:: Task details ::
Write the data out again exactly, with no pictures.

:: Data section ::
· · · · · · ·

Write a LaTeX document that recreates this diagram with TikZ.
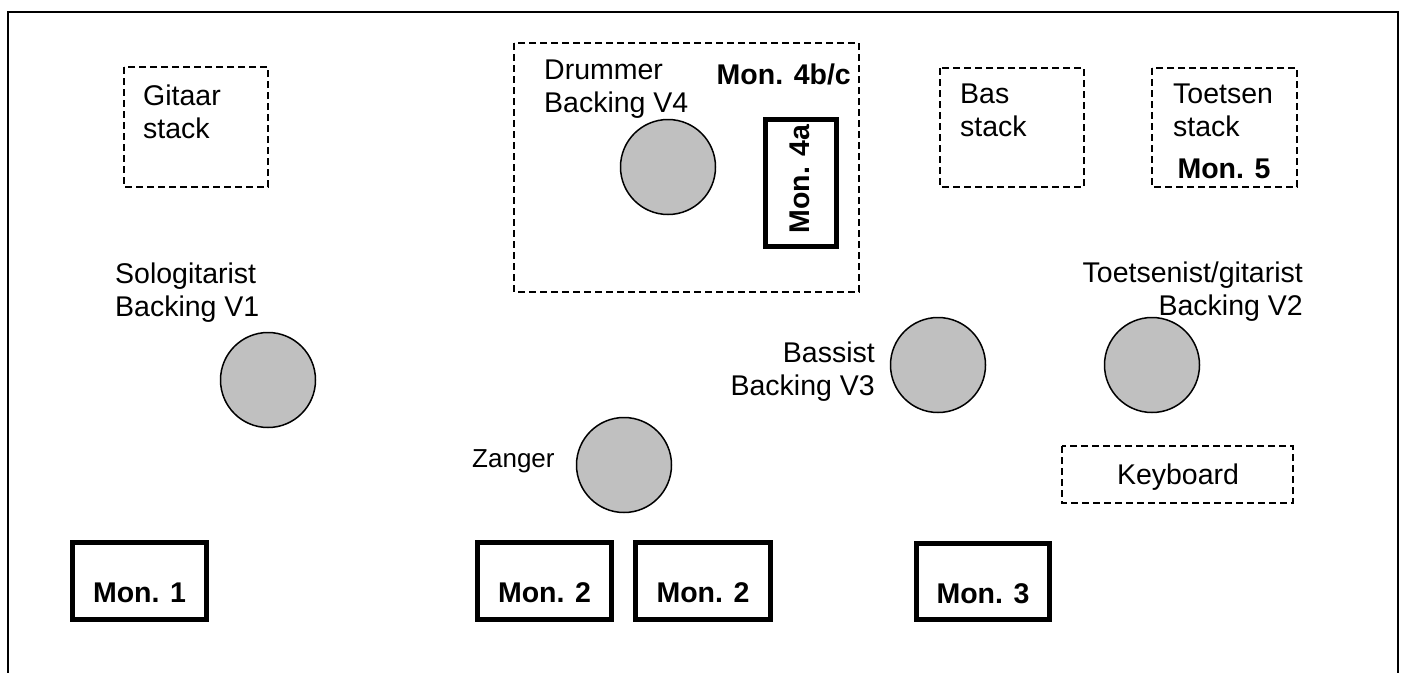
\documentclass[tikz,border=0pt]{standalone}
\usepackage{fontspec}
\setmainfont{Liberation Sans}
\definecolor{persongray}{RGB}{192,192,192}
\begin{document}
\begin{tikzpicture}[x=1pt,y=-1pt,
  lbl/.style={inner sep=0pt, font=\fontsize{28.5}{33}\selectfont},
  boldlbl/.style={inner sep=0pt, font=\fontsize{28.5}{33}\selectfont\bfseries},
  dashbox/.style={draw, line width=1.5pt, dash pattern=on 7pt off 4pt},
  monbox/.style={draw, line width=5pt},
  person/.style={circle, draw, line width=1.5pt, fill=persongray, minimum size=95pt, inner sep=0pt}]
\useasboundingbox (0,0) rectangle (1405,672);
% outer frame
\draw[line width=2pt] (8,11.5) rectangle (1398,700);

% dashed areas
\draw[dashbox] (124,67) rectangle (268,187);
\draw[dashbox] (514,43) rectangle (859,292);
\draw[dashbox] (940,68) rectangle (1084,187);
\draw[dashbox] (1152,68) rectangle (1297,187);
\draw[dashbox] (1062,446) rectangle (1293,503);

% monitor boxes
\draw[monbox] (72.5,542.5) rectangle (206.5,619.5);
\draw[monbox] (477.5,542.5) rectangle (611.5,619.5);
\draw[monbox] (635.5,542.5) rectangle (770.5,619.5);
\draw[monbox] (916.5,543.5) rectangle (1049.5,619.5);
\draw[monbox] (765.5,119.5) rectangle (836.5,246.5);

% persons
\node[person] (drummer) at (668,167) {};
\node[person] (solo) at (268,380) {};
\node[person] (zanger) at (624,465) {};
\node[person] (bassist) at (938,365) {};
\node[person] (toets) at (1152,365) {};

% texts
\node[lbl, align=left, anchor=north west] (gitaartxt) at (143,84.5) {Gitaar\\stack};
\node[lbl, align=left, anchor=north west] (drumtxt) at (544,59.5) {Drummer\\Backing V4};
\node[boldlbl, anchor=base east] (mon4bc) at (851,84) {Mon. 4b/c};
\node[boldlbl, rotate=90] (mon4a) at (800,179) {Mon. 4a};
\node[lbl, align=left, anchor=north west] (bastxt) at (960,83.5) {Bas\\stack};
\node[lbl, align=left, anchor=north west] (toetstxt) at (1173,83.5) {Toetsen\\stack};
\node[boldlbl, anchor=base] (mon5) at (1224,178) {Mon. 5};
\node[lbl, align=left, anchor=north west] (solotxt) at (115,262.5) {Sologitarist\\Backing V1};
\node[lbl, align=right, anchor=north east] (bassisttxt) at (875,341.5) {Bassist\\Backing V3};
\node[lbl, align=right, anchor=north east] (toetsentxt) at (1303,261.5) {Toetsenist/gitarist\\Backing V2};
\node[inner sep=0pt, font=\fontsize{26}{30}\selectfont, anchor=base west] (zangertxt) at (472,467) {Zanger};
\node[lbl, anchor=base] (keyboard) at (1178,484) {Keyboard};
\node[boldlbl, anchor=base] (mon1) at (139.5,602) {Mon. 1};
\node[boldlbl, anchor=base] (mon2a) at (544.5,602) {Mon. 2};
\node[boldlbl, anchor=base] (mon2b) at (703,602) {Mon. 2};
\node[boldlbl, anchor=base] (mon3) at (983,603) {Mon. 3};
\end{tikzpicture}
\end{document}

· · · · · · ·

:: Task solution ::
Write a LaTeX document that recreates this diagram with TikZ.
\documentclass[tikz,border=0pt]{standalone}
\usepackage{fontspec}
\setmainfont{Liberation Sans}
\definecolor{persongray}{RGB}{192,192,192}
\begin{document}
\begin{tikzpicture}[x=1pt,y=-1pt,
  lbl/.style={inner sep=0pt, font=\fontsize{28.5}{33}\selectfont},
  boldlbl/.style={inner sep=0pt, font=\fontsize{28.5}{33}\selectfont\bfseries},
  dashbox/.style={draw, line width=1.5pt, dash pattern=on 7pt off 4pt},
  monbox/.style={draw, line width=5pt},
  person/.style={circle, draw, line width=1.5pt, fill=persongray, minimum size=95pt, inner sep=0pt}]
\useasboundingbox (0,0) rectangle (1405,672);
% outer frame
\draw[line width=2pt] (8,11.5) rectangle (1398,700);

% dashed areas
\draw[dashbox] (124,67) rectangle (268,187);
\draw[dashbox] (514,43) rectangle (859,292);
\draw[dashbox] (940,68) rectangle (1084,187);
\draw[dashbox] (1152,68) rectangle (1297,187);
\draw[dashbox] (1062,446) rectangle (1293,503);

% monitor boxes
\draw[monbox] (72.5,542.5) rectangle (206.5,619.5);
\draw[monbox] (477.5,542.5) rectangle (611.5,619.5);
\draw[monbox] (635.5,542.5) rectangle (770.5,619.5);
\draw[monbox] (916.5,543.5) rectangle (1049.5,619.5);
\draw[monbox] (765.5,119.5) rectangle (836.5,246.5);

% persons
\node[person] (drummer) at (668,167) {};
\node[person] (solo) at (268,380) {};
\node[person] (zanger) at (624,465) {};
\node[person] (bassist) at (938,365) {};
\node[person] (toets) at (1152,365) {};

% texts
\node[lbl, align=left, anchor=north west] (gitaartxt) at (143,84.5) {Gitaar\\stack};
\node[lbl, align=left, anchor=north west] (drumtxt) at (544,59.5) {Drummer\\Backing V4};
\node[boldlbl, anchor=base east] (mon4bc) at (851,84) {Mon. 4b/c};
\node[boldlbl, rotate=90] (mon4a) at (800,179) {Mon. 4a};
\node[lbl, align=left, anchor=north west] (bastxt) at (960,83.5) {Bas\\stack};
\node[lbl, align=left, anchor=north west] (toetstxt) at (1173,83.5) {Toetsen\\stack};
\node[boldlbl, anchor=base] (mon5) at (1224,178) {Mon. 5};
\node[lbl, align=left, anchor=north west] (solotxt) at (115,262.5) {Sologitarist\\Backing V1};
\node[lbl, align=right, anchor=north east] (bassisttxt) at (875,341.5) {Bassist\\Backing V3};
\node[lbl, align=right, anchor=north east] (toetsentxt) at (1303,261.5) {Toetsenist/gitarist\\Backing V2};
\node[inner sep=0pt, font=\fontsize{26}{30}\selectfont, anchor=base west] (zangertxt) at (472,467) {Zanger};
\node[lbl, anchor=base] (keyboard) at (1178,484) {Keyboard};
\node[boldlbl, anchor=base] (mon1) at (139.5,602) {Mon. 1};
\node[boldlbl, anchor=base] (mon2a) at (544.5,602) {Mon. 2};
\node[boldlbl, anchor=base] (mon2b) at (703,602) {Mon. 2};
\node[boldlbl, anchor=base] (mon3) at (983,603) {Mon. 3};
\end{tikzpicture}
\end{document}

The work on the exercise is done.